Exercise aim ▸
Locate every line that holds the string "this" and copy it.

Extracted entries ▸
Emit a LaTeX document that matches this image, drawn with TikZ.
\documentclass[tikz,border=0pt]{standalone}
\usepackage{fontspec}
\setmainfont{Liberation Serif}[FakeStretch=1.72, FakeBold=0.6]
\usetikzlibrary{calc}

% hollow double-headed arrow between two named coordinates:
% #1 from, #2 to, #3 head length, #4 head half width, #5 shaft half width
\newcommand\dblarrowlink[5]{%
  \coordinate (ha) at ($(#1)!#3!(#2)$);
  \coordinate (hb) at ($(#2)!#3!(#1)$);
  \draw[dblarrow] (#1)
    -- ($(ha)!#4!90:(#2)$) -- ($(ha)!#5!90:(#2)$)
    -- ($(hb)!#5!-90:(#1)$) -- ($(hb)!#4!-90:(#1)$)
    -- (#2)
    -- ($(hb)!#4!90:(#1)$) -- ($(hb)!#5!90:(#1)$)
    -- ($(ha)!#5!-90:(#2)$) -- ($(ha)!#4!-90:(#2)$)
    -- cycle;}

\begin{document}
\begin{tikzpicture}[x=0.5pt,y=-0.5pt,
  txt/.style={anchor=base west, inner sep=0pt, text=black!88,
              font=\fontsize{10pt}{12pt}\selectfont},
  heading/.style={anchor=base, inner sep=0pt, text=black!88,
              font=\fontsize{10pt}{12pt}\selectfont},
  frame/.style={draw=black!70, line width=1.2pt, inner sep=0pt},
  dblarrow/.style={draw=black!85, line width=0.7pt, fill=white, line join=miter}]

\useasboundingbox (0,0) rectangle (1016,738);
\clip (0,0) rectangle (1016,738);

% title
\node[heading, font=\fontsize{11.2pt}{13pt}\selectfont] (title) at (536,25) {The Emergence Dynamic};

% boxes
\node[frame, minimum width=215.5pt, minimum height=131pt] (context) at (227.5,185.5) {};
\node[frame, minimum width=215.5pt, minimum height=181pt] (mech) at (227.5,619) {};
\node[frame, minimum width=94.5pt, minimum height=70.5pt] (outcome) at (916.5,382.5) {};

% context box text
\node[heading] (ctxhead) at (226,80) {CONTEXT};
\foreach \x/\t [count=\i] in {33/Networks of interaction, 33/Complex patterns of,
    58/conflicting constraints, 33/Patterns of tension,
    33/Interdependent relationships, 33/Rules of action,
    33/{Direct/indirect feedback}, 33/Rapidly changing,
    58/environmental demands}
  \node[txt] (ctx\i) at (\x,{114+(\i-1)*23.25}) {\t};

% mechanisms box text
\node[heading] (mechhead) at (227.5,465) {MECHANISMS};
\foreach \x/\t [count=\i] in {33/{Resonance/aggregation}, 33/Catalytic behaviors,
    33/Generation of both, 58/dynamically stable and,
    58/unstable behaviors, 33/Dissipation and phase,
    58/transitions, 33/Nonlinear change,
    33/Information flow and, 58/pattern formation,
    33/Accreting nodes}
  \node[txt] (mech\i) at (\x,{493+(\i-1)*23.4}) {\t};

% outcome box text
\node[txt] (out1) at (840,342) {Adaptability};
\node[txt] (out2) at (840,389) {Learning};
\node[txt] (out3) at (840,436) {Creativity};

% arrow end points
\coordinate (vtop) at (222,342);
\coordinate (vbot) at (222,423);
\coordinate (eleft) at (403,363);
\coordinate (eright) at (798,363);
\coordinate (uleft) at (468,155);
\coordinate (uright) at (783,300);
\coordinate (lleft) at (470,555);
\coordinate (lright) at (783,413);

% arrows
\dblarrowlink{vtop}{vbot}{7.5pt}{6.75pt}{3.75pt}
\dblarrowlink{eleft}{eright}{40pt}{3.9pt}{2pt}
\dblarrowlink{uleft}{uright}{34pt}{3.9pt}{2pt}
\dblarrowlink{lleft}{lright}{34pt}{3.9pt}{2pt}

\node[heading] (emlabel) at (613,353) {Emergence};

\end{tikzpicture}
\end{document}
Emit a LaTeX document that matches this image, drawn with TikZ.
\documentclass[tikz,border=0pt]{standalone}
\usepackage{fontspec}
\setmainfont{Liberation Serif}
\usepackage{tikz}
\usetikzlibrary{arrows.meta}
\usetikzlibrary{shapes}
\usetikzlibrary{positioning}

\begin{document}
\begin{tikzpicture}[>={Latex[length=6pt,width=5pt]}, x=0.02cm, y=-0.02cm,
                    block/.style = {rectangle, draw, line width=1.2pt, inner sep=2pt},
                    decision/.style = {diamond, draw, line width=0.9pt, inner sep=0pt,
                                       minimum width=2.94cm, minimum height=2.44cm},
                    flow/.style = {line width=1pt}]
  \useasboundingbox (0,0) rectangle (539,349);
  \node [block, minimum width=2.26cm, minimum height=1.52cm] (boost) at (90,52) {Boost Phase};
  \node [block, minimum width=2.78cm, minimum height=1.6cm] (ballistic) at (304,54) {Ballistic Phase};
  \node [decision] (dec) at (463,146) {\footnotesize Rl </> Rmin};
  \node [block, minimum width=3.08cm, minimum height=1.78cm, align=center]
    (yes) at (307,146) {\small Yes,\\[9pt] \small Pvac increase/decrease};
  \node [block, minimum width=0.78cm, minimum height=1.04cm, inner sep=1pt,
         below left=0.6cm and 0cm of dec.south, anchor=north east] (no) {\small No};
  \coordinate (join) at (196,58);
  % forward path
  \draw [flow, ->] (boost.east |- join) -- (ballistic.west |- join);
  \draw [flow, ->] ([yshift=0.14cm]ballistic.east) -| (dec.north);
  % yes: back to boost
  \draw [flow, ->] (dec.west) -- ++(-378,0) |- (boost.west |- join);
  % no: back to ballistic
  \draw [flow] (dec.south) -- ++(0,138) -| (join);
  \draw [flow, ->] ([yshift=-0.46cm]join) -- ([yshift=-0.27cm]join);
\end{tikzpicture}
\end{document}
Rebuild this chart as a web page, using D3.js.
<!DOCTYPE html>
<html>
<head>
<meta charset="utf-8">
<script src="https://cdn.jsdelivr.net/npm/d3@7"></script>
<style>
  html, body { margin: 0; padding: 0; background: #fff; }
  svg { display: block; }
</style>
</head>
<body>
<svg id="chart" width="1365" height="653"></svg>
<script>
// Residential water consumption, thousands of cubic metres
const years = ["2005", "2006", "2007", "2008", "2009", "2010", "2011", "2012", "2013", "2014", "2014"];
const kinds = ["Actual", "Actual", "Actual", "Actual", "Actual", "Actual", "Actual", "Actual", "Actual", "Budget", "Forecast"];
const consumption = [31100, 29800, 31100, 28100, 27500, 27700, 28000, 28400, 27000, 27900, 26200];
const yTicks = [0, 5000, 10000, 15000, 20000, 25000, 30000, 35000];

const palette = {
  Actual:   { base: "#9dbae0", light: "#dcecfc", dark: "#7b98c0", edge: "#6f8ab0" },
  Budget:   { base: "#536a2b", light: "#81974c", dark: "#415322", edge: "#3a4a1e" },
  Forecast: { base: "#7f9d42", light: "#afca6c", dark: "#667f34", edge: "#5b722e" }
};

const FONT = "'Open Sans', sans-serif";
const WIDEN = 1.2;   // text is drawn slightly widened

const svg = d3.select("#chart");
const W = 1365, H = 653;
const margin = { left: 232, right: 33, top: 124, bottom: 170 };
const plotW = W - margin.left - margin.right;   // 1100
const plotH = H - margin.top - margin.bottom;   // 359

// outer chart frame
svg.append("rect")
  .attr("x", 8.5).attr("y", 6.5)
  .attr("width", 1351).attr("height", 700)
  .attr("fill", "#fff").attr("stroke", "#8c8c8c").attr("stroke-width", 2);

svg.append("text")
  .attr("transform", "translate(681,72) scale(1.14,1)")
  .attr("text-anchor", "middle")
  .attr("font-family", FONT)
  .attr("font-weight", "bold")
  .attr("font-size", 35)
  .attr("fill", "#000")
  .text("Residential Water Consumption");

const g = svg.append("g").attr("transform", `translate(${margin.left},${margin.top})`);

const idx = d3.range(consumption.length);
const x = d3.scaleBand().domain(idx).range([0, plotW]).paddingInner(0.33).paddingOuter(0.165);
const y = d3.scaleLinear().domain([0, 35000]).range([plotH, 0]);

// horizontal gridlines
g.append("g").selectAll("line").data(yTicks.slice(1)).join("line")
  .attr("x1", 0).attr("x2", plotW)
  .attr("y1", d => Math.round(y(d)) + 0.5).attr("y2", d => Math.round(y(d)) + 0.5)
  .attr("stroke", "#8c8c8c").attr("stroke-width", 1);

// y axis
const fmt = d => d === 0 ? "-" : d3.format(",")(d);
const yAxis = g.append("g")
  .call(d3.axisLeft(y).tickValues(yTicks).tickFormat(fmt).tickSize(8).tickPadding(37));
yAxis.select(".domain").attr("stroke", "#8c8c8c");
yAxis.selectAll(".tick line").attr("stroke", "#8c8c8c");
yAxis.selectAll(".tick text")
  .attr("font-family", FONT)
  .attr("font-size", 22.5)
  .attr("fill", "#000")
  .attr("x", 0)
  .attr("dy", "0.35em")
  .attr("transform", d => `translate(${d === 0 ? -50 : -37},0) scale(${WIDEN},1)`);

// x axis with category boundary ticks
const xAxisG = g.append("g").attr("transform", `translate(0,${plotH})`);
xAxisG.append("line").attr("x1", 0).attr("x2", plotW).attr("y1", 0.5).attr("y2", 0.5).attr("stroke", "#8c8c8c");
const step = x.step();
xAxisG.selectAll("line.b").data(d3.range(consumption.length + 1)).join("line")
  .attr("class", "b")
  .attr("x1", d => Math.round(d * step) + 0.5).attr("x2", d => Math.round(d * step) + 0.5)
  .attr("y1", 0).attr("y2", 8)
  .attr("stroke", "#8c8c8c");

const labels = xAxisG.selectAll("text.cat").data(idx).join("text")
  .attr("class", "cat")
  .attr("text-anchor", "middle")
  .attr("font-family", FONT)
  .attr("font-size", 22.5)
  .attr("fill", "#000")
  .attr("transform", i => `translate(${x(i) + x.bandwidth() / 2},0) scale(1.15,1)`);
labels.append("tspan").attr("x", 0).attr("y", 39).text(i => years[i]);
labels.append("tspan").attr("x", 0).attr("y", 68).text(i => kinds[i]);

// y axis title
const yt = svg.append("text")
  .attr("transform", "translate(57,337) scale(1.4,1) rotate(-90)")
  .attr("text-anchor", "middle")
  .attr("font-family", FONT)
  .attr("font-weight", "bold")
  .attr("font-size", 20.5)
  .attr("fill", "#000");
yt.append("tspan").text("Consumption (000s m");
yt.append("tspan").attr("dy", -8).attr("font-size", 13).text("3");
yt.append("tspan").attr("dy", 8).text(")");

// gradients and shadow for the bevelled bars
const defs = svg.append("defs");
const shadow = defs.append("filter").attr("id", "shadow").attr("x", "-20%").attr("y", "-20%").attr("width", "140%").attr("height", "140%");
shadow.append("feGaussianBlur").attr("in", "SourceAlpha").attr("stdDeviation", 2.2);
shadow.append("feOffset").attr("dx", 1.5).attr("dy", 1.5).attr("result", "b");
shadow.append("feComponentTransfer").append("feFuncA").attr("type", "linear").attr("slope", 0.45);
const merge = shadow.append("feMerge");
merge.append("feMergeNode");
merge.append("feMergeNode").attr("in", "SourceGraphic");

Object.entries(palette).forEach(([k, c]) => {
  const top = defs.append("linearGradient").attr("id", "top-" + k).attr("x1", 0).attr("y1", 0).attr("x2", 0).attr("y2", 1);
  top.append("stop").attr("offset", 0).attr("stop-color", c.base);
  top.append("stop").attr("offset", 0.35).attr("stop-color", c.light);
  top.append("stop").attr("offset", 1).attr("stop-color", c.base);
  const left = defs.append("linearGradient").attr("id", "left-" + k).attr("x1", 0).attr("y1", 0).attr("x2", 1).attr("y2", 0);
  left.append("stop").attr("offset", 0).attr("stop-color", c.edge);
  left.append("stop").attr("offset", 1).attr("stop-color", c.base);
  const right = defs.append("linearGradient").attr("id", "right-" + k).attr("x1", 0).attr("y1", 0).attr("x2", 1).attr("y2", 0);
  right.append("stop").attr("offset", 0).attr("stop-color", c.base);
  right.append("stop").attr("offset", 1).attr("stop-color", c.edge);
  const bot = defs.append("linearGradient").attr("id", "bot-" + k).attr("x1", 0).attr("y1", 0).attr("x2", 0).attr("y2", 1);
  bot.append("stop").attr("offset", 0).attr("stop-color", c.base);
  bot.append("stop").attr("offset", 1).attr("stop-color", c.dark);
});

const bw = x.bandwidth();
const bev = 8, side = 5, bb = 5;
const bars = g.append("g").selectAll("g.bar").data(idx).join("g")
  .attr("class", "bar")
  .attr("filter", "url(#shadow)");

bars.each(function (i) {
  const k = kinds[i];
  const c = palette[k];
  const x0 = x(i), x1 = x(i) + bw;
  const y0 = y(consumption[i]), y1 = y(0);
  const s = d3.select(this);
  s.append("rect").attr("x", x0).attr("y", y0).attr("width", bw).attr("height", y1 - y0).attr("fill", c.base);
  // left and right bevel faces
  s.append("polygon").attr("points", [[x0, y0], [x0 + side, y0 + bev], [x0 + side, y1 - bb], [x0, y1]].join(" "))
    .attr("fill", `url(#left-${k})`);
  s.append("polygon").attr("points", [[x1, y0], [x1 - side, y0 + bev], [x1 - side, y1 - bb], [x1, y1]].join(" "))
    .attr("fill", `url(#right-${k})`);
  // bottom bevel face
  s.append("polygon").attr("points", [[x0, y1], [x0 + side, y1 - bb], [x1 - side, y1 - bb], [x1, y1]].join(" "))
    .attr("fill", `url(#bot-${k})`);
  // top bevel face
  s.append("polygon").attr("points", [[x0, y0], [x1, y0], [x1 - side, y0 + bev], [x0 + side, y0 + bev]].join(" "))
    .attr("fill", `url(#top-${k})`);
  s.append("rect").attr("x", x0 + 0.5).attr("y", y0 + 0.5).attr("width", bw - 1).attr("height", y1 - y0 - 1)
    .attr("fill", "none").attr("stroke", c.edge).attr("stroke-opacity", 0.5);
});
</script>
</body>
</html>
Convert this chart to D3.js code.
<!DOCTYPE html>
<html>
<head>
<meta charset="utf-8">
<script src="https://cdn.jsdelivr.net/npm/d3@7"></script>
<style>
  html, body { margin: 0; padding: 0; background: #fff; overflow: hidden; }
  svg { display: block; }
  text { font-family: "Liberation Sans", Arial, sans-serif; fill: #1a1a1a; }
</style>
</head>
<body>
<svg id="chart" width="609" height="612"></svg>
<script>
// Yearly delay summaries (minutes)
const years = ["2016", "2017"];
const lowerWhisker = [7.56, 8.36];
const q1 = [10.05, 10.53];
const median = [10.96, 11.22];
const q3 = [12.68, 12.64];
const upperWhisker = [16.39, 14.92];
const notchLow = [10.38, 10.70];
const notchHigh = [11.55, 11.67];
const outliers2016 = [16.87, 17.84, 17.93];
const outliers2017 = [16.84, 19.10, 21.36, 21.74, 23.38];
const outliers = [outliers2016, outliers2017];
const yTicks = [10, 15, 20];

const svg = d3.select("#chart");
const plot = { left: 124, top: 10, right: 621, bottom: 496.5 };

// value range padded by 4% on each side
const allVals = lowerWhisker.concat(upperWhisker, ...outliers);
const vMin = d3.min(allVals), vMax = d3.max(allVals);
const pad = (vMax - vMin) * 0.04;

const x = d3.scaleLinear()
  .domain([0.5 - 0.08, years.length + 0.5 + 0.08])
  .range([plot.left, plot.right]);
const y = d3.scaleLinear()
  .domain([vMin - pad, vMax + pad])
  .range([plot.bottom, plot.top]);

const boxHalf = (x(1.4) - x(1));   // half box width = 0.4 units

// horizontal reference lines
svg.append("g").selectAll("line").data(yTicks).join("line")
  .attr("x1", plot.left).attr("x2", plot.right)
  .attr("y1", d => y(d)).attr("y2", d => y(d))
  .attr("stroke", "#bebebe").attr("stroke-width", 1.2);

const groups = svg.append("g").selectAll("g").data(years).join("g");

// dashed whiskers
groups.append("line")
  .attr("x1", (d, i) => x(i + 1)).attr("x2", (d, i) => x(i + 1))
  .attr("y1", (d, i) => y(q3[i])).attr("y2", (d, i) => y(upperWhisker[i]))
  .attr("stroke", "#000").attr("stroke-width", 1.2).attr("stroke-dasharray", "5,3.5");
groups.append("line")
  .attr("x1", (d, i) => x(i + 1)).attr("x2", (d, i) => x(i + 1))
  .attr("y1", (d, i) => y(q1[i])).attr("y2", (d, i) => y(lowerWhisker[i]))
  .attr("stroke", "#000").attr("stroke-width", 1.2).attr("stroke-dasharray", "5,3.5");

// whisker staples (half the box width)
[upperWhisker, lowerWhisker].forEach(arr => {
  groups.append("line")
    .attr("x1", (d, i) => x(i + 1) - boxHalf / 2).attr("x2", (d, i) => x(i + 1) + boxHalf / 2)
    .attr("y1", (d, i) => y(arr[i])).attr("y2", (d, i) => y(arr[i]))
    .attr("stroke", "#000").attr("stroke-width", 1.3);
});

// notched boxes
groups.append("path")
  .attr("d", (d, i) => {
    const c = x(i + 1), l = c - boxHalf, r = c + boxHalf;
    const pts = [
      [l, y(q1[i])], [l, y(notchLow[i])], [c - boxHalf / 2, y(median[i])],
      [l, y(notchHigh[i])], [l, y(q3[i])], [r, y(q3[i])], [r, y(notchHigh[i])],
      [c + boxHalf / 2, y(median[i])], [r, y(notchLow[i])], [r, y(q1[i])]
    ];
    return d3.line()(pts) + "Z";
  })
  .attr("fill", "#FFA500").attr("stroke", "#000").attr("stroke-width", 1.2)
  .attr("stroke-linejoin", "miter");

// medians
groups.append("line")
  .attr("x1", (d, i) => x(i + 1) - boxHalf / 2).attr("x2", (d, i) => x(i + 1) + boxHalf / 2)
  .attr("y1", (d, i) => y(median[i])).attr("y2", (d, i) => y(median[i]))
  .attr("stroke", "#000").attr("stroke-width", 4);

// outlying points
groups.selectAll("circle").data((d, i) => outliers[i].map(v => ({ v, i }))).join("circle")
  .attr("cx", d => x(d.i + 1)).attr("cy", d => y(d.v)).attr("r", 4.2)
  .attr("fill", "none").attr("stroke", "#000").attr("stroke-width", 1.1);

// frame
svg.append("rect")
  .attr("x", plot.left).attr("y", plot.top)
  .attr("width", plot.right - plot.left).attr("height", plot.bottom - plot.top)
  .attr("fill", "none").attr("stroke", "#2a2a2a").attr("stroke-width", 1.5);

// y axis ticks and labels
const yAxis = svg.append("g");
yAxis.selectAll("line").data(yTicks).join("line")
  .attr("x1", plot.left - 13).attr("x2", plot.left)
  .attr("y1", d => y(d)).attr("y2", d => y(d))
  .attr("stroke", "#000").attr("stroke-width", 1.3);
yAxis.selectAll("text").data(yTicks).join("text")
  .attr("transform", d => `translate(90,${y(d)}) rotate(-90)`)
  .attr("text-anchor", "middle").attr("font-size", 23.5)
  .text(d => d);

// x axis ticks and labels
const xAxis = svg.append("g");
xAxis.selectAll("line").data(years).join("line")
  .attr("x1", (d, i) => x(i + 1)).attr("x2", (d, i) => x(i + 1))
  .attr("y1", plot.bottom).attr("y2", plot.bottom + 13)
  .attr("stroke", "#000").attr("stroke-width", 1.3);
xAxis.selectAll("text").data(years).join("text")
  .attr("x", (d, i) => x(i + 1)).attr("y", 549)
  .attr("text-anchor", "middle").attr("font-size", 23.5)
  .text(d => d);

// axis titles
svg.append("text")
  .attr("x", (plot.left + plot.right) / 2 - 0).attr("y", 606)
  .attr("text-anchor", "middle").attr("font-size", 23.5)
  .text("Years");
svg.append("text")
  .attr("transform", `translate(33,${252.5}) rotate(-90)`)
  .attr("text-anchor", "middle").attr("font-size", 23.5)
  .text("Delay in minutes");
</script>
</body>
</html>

Result ▸
Emit a LaTeX document that matches this image, drawn with TikZ.
Emit a LaTeX document that matches this image, drawn with TikZ.
Rebuild this chart as a web page, using D3.js.
  const s = d3.select(this);
Convert this chart to D3.js code.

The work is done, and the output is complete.